During those long nights, he often works on the registry from his home in Northridge. His family became swept up in the effort. His wife, Charisse, quit her job with an insurance company to work full time fielding incoming faxes. His youngest children, Noah, 14, and Talee, 12, stuffed and licked envelopes.

Advertisement

Simi Valley resident Kathleen Houska, 68, is using Rooney’s research as a road map to find her brother’s unidentified World War II memorial, somewhere in Hawaii. Her brother Stephen William O’Brien Jr. died at 20, just six weeks before the end of the war. She was 14.

She saw his memorial only once, about 30 years ago in a now-misplaced family photograph.

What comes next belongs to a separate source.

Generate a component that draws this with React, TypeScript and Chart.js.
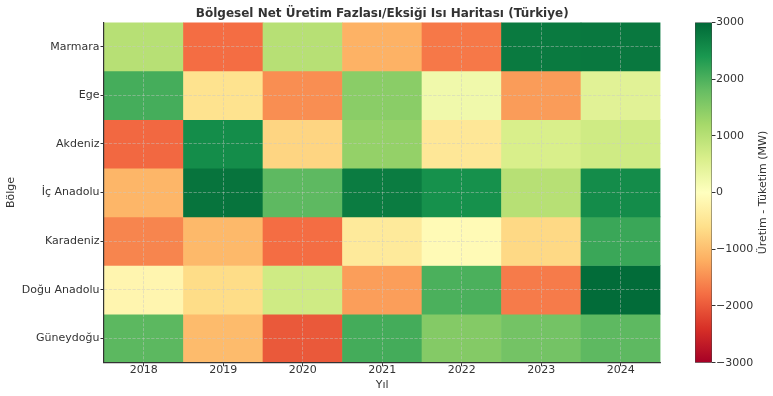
import React, { useEffect, useRef } from 'react';
import { Chart, registerables } from 'chart.js';

Chart.register(...registerables);

// ---------- data ----------
const years = ['2018', '2019', '2020', '2021', '2022', '2023', '2024'];
const regions = ['Marmara', 'Ege', 'Akdeniz', 'İç Anadolu', 'Karadeniz', 'Doğu Anadolu', 'Güneydoğu'];

const marmara = [1000, -1800, 1000, -1150, -1700, 2780, 2800];
const ege = [2060, -550, -1500, 1460, 230, -1370, 470];
const akdeniz = [-1850, 2540, -730, 1370, -460, 600, 720];
const icAnadolu = [-1100, 2850, 1860, 2750, 2490, 1000, 2550];
const karadeniz = [-1580, -1070, -1800, -410, -100, -680, 2150];
const doguAnadolu = [-190, -640, 720, -1350, 2010, -1670, 2950];
const guneydogu = [1880, -1050, -2000, 2070, 1520, 1670, 1860];

const rows = [marmara, ege, akdeniz, icAnadolu, karadeniz, doguAnadolu, guneydogu];

const colorbarTicks = [3000, 2000, 1000, 0, -1000, -2000, -3000];
const vMin = -3000;
const vMax = 3000;

const chartTitle = 'Bölgesel Net Üretim Fazlası/Eksiği Isı Haritası (Türkiye)';
const xTitle = 'Yıl';
const yTitle = 'Bölge';
const cbTitle = 'Üretim - Tüketim (MW)';

// ---------- colormap (RdYlGn) ----------
const RDYLGN = ['#a50026', '#d73027', '#f46d43', '#fdae61', '#fee08b', '#ffffbf', '#d9ef8b', '#a6d96a', '#66bd63', '#1a9850', '#006837'];

function hexToRgb(h: string) {
  const n = parseInt(h.slice(1), 16);
  return [(n >> 16) & 255, (n >> 8) & 255, n & 255];
}
const RGB = RDYLGN.map(hexToRgb);

function colorAt(t: number) {
  const tt = Math.max(0, Math.min(1, t));
  const pos = tt * 10;
  const i = Math.min(9, Math.floor(pos));
  const f = pos - i;
  const a = RGB[i];
  const b = RGB[i + 1];
  const c = a.map((v, k) => Math.round(v + (b[k] - v) * f));
  return `rgb(${c[0]},${c[1]},${c[2]})`;
}
function colorFor(v: number) {
  return colorAt((v - vMin) / (vMax - vMin));
}

const FONT = 'DejaVu Sans';
const TEXT = '#333333';
const GRID = 'rgba(200,200,200,0.55)';

export default function App() {
  const mainRef = useRef<HTMLCanvasElement>(null);
  const cbRef = useRef<HTMLCanvasElement>(null);

  useEffect(() => {
    const titlePlugin = {
      id: 'mainTitle',
      afterDraw(chart: any) {
        const { ctx, chartArea } = chart;
        ctx.save();
        ctx.font = `bold 12px "${FONT}"`;
        ctx.fillStyle = TEXT;
        ctx.textAlign = 'center';
        ctx.textBaseline = 'alphabetic';
        ctx.fillText(chartTitle, (chartArea.left + chartArea.right) / 2, 16.7);
        ctx.restore();
      },
    };

    const datasets = regions.map((name, r) => ({
      label: name,
      data: rows[r].map(() => [r - 0.5, r + 0.5]),
      backgroundColor: rows[r].map(colorFor),
      borderWidth: 0,
      barPercentage: 1,
      categoryPercentage: 1,
      grouped: false,
    }));

    const main = new Chart(mainRef.current!, {
      type: 'bar',
      data: { labels: years, datasets: datasets as any },
      options: {
        responsive: false,
        animation: false,
        devicePixelRatio: 1,
        layout: { padding: { top: 22.4, right: 773 - 660.5, left: 0, bottom: 0 } },
        plugins: { legend: { display: false }, tooltip: { enabled: false }, title: { display: false } },
        scales: {
          x: {
            type: 'category',
            offset: true,
            grid: { offset: false, color: GRID, lineWidth: 0.8, z: 1, tickLength: 3.5, tickColor: TEXT, tickWidth: 1 },
            border: { display: true, color: TEXT, width: 1.2, dash: [3.3, 1.4], z: 1 },
            ticks: { color: TEXT, font: { family: FONT, size: 11 }, padding: -3, maxRotation: 0 },
            title: { display: true, text: xTitle, color: TEXT, font: { family: FONT, size: 11 }, padding: { top: 0, bottom: 4.5 } },
            afterFit: (s: any) => { s.height = 33.3; },
          },
          y: {
            type: 'linear',
            reverse: true,
            min: -0.5,
            max: 6.5,
            afterBuildTicks: (s: any) => { s.ticks = regions.map((_, i) => ({ value: i })); },
            grid: { color: GRID, lineWidth: 0.8, z: 1, tickLength: 3.5, tickColor: TEXT, tickWidth: 1 },
            border: { display: true, color: TEXT, width: 1.2, dash: [3.3, 1.4], z: 1 },
            ticks: { color: TEXT, font: { family: FONT, size: 11 }, padding: 1, autoSkip: false, callback: (v: any) => regions[v] ?? '' },
            title: { display: true, text: yTitle, color: TEXT, font: { family: FONT, size: 11 }, padding: { top: 5, bottom: 0 } },
            afterFit: (s: any) => { s.width = 104; },
          },
        },
      } as any,
      plugins: [titlePlugin],
    });

    const cbTitlePlugin = {
      id: 'cbTitle',
      afterDraw(chart: any) {
        const { ctx, chartArea } = chart;
        ctx.save();
        ctx.translate(83, (chartArea.top + chartArea.bottom) / 2);
        ctx.rotate(-Math.PI / 2);
        ctx.font = `11px "${FONT}"`;
        ctx.fillStyle = TEXT;
        ctx.textAlign = 'center';
        ctx.textBaseline = 'middle';
        ctx.fillText(cbTitle, 0, 0);
        ctx.restore();
      },
    };

    const gradientFill = (c: any) => {
      const chart = c.chart;
      const area = chart.chartArea;
      if (!area) return RDYLGN[5];
      const g = chart.ctx.createLinearGradient(0, area.bottom, 0, area.top);
      RDYLGN.forEach((col, i) => g.addColorStop(i / 10, col));
      return g;
    };

    const cb = new Chart(cbRef.current!, {
      type: 'bar',
      data: {
        labels: [''],
        datasets: [{
          data: [[vMin, vMax]],
          backgroundColor: gradientFill,
          borderColor: '#444',
          borderWidth: 0.8,
          borderSkipped: false,
          barPercentage: 1,
          categoryPercentage: 1,
        }] as any,
      },
      options: {
        responsive: false,
        animation: false,
        devicePixelRatio: 1,
        layout: { padding: { left: 15, top: 22.4, bottom: 33.3, right: 0 } },
        plugins: { legend: { display: false }, tooltip: { enabled: false } },
        scales: {
          x: { display: false },
          y: {
            position: 'right',
            min: vMin,
            max: vMax,
            afterBuildTicks: (s: any) => { s.ticks = colorbarTicks.map((v) => ({ value: v })); },
            grid: { drawOnChartArea: false, tickLength: 3.5, tickColor: TEXT, tickWidth: 1 },
            border: { display: false },
            ticks: {
              color: TEXT,
              font: { family: FONT, size: 11 },
              padding: 0.5,
              callback: (v: any) => (v < 0 ? '\u2212' + Math.abs(v) : String(v)),
            },
            afterFit: (s: any) => { s.width = 61; },
          },
        },
      } as any,
      plugins: [cbTitlePlugin],
    });

    return () => {
      main.destroy();
      cb.destroy();
    };
  }, []);

  return (
    <div style={{ position: 'fixed', left: 0, top: 0, width: 773, height: 396, background: '#fff' }}>
      <canvas ref={mainRef} width={773} height={396} style={{ position: 'absolute', left: 0, top: 0, width: 773, height: 396 }} />
      <canvas ref={cbRef} width={93} height={396} style={{ position: 'absolute', left: 680, top: 0, width: 93, height: 396 }} />
    </div>
  );
}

She began her search about a decade ago, calling Hawaiian officials, querying friends who live there and scouring the Internet. Her two sons even looked for it on their honeymoons.

“I thought it would be easy,” Houska said. “But then I found out there was all this confusion about memorials. There was no central listing. Nothing.”

Rooney has given Houska several leads on where her brother’s memorial might be. Next spring she will take her children and grandchildren to Hawaii to find it. And then what?

“What are you going to do? Tell stories. Reminisce. Remember how he used to torment me to death,” she said. “It’ll be so wonderful.”